What the task requires:
Without the images, write out the whole listing exactly.

Provided data:
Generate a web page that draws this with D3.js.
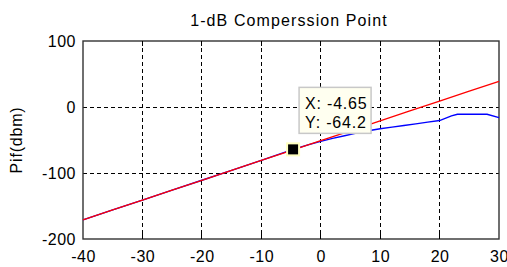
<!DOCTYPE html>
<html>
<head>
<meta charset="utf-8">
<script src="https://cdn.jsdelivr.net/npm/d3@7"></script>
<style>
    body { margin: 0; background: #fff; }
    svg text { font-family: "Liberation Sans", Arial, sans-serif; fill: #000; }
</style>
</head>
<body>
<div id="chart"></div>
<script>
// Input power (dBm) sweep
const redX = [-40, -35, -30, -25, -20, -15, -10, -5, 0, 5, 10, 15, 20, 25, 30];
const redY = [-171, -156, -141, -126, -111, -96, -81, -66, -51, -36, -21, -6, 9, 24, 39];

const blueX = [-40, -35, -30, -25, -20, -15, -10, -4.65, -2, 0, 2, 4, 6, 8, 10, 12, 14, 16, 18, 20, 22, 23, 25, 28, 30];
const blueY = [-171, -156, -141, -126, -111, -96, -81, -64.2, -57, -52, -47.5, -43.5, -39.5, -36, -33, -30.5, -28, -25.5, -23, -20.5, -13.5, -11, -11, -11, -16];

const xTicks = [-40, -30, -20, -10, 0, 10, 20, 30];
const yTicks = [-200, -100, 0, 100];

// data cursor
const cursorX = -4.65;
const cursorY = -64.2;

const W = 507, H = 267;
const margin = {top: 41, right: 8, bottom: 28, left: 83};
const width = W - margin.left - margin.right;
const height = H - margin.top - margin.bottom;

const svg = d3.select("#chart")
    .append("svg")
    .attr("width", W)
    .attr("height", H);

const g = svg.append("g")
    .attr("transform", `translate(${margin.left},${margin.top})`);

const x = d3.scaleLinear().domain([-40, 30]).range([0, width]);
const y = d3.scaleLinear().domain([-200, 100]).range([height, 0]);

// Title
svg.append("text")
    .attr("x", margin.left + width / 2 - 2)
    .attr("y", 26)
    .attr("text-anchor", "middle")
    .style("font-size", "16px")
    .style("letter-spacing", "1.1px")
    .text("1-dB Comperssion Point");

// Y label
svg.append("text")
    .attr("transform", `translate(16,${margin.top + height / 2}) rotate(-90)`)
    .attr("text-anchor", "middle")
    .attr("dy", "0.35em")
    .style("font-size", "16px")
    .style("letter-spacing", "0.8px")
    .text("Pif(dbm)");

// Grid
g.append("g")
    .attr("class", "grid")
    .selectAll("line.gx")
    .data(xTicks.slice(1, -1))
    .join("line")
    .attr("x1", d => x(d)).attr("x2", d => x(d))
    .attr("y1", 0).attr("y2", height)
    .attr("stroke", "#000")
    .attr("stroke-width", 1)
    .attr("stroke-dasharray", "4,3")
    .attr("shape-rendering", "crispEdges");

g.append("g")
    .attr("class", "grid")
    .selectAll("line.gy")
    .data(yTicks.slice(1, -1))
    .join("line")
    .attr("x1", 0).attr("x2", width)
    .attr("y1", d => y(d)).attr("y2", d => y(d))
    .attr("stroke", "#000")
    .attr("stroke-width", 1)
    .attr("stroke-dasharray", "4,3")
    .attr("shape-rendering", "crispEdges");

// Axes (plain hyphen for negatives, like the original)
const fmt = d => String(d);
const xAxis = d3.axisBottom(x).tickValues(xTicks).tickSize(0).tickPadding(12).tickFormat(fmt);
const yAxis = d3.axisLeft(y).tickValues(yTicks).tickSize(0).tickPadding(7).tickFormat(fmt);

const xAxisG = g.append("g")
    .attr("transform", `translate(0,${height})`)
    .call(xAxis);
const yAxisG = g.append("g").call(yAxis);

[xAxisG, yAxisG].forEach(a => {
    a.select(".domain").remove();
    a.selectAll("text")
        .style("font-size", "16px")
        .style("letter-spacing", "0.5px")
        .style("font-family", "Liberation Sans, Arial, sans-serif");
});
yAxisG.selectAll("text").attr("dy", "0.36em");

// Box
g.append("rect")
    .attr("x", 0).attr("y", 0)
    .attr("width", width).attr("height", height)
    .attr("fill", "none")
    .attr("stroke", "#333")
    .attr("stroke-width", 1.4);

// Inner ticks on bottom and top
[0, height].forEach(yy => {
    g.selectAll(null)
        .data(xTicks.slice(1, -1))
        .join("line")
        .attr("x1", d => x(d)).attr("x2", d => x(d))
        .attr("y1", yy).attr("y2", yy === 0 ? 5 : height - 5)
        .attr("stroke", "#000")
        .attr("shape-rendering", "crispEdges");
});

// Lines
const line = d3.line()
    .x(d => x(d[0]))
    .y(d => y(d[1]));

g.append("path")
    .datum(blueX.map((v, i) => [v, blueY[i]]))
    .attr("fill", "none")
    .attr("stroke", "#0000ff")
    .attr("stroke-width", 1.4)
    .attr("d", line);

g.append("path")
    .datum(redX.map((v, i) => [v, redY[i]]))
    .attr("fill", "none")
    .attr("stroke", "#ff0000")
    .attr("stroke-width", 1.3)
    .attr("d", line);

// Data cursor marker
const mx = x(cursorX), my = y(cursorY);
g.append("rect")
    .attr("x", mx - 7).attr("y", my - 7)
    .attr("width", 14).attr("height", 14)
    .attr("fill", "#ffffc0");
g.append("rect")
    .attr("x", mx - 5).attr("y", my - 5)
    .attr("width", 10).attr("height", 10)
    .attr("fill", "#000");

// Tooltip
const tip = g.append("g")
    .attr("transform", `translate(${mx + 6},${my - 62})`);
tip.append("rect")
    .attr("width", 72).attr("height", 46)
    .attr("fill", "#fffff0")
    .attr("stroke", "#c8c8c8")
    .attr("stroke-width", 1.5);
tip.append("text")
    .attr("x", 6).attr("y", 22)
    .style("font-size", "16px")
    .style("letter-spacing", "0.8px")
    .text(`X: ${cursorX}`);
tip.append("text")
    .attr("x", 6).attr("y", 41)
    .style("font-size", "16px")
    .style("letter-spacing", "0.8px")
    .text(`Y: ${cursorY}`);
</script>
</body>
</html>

The answer:
Generate a web page that draws this with D3.js.
<!DOCTYPE html>
<html>
<head>
<meta charset="utf-8">
<script src="https://cdn.jsdelivr.net/npm/d3@7"></script>
<style>
    body { margin: 0; background: #fff; }
    svg text { font-family: "Liberation Sans", Arial, sans-serif; fill: #000; }
</style>
</head>
<body>
<div id="chart"></div>
<script>
// Input power (dBm) sweep
const redX = [-40, -35, -30, -25, -20, -15, -10, -5, 0, 5, 10, 15, 20, 25, 30];
const redY = [-171, -156, -141, -126, -111, -96, -81, -66, -51, -36, -21, -6, 9, 24, 39];

const blueX = [-40, -35, -30, -25, -20, -15, -10, -4.65, -2, 0, 2, 4, 6, 8, 10, 12, 14, 16, 18, 20, 22, 23, 25, 28, 30];
const blueY = [-171, -156, -141, -126, -111, -96, -81, -64.2, -57, -52, -47.5, -43.5, -39.5, -36, -33, -30.5, -28, -25.5, -23, -20.5, -13.5, -11, -11, -11, -16];

const xTicks = [-40, -30, -20, -10, 0, 10, 20, 30];
const yTicks = [-200, -100, 0, 100];

// data cursor
const cursorX = -4.65;
const cursorY = -64.2;

const W = 507, H = 267;
const margin = {top: 41, right: 8, bottom: 28, left: 83};
const width = W - margin.left - margin.right;
const height = H - margin.top - margin.bottom;

const svg = d3.select("#chart")
    .append("svg")
    .attr("width", W)
    .attr("height", H);

const g = svg.append("g")
    .attr("transform", `translate(${margin.left},${margin.top})`);

const x = d3.scaleLinear().domain([-40, 30]).range([0, width]);
const y = d3.scaleLinear().domain([-200, 100]).range([height, 0]);

// Title
svg.append("text")
    .attr("x", margin.left + width / 2 - 2)
    .attr("y", 26)
    .attr("text-anchor", "middle")
    .style("font-size", "16px")
    .style("letter-spacing", "1.1px")
    .text("1-dB Comperssion Point");

// Y label
svg.append("text")
    .attr("transform", `translate(16,${margin.top + height / 2}) rotate(-90)`)
    .attr("text-anchor", "middle")
    .attr("dy", "0.35em")
    .style("font-size", "16px")
    .style("letter-spacing", "0.8px")
    .text("Pif(dbm)");

// Grid
g.append("g")
    .attr("class", "grid")
    .selectAll("line.gx")
    .data(xTicks.slice(1, -1))
    .join("line")
    .attr("x1", d => x(d)).attr("x2", d => x(d))
    .attr("y1", 0).attr("y2", height)
    .attr("stroke", "#000")
    .attr("stroke-width", 1)
    .attr("stroke-dasharray", "4,3")
    .attr("shape-rendering", "crispEdges");

g.append("g")
    .attr("class", "grid")
    .selectAll("line.gy")
    .data(yTicks.slice(1, -1))
    .join("line")
    .attr("x1", 0).attr("x2", width)
    .attr("y1", d => y(d)).attr("y2", d => y(d))
    .attr("stroke", "#000")
    .attr("stroke-width", 1)
    .attr("stroke-dasharray", "4,3")
    .attr("shape-rendering", "crispEdges");

// Axes (plain hyphen for negatives, like the original)
const fmt = d => String(d);
const xAxis = d3.axisBottom(x).tickValues(xTicks).tickSize(0).tickPadding(12).tickFormat(fmt);
const yAxis = d3.axisLeft(y).tickValues(yTicks).tickSize(0).tickPadding(7).tickFormat(fmt);

const xAxisG = g.append("g")
    .attr("transform", `translate(0,${height})`)
    .call(xAxis);
const yAxisG = g.append("g").call(yAxis);

[xAxisG, yAxisG].forEach(a => {
    a.select(".domain").remove();
    a.selectAll("text")
        .style("font-size", "16px")
        .style("letter-spacing", "0.5px")
        .style("font-family", "Liberation Sans, Arial, sans-serif");
});
yAxisG.selectAll("text").attr("dy", "0.36em");

// Box
g.append("rect")
    .attr("x", 0).attr("y", 0)
    .attr("width", width).attr("height", height)
    .attr("fill", "none")
    .attr("stroke", "#333")
    .attr("stroke-width", 1.4);

// Inner ticks on bottom and top
[0, height].forEach(yy => {
    g.selectAll(null)
        .data(xTicks.slice(1, -1))
        .join("line")
        .attr("x1", d => x(d)).attr("x2", d => x(d))
        .attr("y1", yy).attr("y2", yy === 0 ? 5 : height - 5)
        .attr("stroke", "#000")
        .attr("shape-rendering", "crispEdges");
});

// Lines
const line = d3.line()
    .x(d => x(d[0]))
    .y(d => y(d[1]));

g.append("path")
    .datum(blueX.map((v, i) => [v, blueY[i]]))
    .attr("fill", "none")
    .attr("stroke", "#0000ff")
    .attr("stroke-width", 1.4)
    .attr("d", line);

g.append("path")
    .datum(redX.map((v, i) => [v, redY[i]]))
    .attr("fill", "none")
    .attr("stroke", "#ff0000")
    .attr("stroke-width", 1.3)
    .attr("d", line);

// Data cursor marker
const mx = x(cursorX), my = y(cursorY);
g.append("rect")
    .attr("x", mx - 7).attr("y", my - 7)
    .attr("width", 14).attr("height", 14)
    .attr("fill", "#ffffc0");
g.append("rect")
    .attr("x", mx - 5).attr("y", my - 5)
    .attr("width", 10).attr("height", 10)
    .attr("fill", "#000");

// Tooltip
const tip = g.append("g")
    .attr("transform", `translate(${mx + 6},${my - 62})`);
tip.append("rect")
    .attr("width", 72).attr("height", 46)
    .attr("fill", "#fffff0")
    .attr("stroke", "#c8c8c8")
    .attr("stroke-width", 1.5);
tip.append("text")
    .attr("x", 6).attr("y", 22)
    .style("font-size", "16px")
    .style("letter-spacing", "0.8px")
    .text(`X: ${cursorX}`);
tip.append("text")
    .attr("x", 6).attr("y", 41)
    .style("font-size", "16px")
    .style("letter-spacing", "0.8px")
    .text(`Y: ${cursorY}`);
</script>
</body>
</html>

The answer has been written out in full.